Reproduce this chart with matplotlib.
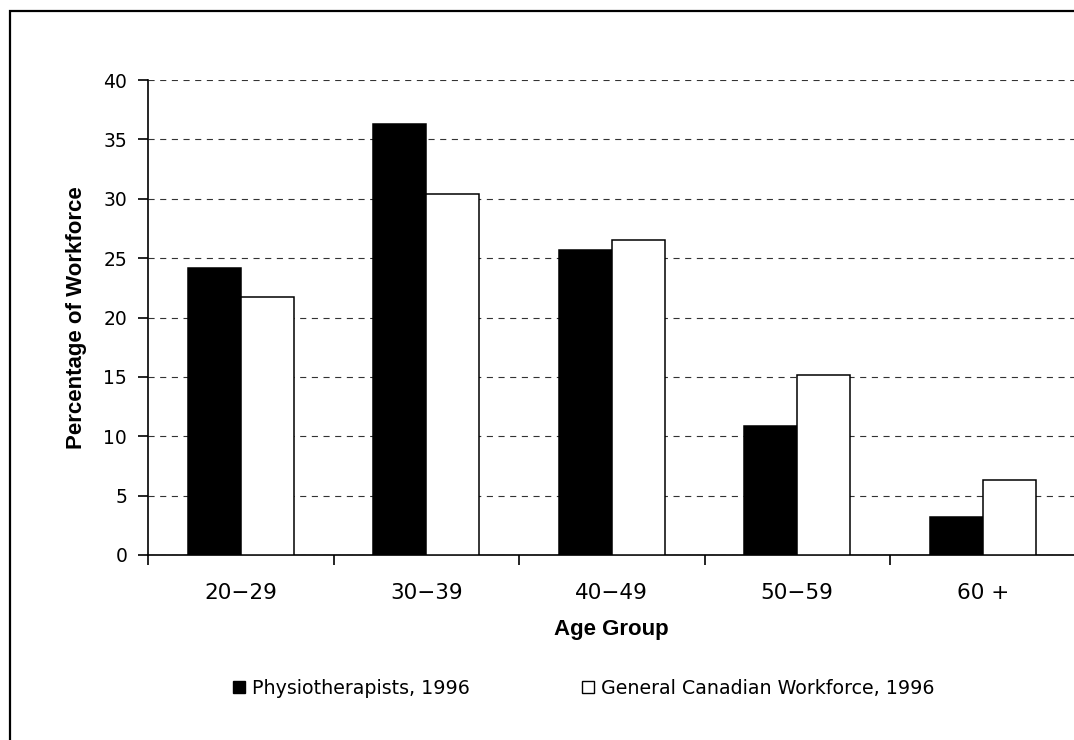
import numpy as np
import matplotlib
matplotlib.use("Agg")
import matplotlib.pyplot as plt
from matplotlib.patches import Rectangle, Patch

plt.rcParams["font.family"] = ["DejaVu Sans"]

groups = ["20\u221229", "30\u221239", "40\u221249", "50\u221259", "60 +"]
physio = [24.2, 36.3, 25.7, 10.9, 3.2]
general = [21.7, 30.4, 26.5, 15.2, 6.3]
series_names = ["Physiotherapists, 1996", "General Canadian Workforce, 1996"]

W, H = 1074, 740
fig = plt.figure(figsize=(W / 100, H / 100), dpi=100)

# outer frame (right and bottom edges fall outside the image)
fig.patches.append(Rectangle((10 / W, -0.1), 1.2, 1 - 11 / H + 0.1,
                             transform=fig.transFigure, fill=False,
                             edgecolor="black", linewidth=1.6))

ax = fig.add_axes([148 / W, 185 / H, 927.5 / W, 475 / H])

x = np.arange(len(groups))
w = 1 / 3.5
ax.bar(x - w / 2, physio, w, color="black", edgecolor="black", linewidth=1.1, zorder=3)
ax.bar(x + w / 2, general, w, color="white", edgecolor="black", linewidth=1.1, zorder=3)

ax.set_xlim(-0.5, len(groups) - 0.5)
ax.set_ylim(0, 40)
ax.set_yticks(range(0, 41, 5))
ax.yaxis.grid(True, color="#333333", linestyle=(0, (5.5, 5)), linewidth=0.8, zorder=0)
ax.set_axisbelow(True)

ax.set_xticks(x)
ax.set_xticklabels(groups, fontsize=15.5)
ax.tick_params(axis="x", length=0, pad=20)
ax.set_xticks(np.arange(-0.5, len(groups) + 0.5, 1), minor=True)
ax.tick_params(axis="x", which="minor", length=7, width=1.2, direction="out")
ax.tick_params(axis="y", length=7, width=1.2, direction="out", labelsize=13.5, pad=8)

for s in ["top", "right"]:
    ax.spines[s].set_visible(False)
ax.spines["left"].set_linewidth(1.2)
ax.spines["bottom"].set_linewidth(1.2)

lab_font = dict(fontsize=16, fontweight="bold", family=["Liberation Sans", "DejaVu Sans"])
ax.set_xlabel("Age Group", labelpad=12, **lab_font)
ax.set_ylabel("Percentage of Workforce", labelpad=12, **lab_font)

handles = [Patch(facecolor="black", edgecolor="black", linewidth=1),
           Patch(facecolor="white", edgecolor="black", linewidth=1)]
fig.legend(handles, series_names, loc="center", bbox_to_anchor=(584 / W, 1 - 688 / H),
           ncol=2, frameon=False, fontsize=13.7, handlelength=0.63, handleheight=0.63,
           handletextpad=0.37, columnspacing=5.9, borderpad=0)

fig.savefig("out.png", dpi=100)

* [Work required]:
Take the material above from its first line through the line holding "fig = plt.figure(figsize=(W" and set it down exactly, without the pictures.

* [Answer to the problem]:
Reproduce this chart with matplotlib.
import numpy as np
import matplotlib
matplotlib.use("Agg")
import matplotlib.pyplot as plt
from matplotlib.patches import Rectangle, Patch

plt.rcParams["font.family"] = ["DejaVu Sans"]

groups = ["20\u221229", "30\u221239", "40\u221249", "50\u221259", "60 +"]
physio = [24.2, 36.3, 25.7, 10.9, 3.2]
general = [21.7, 30.4, 26.5, 15.2, 6.3]
series_names = ["Physiotherapists, 1996", "General Canadian Workforce, 1996"]

W, H = 1074, 740
fig = plt.figure(figsize=(W / 100, H / 100), dpi=100)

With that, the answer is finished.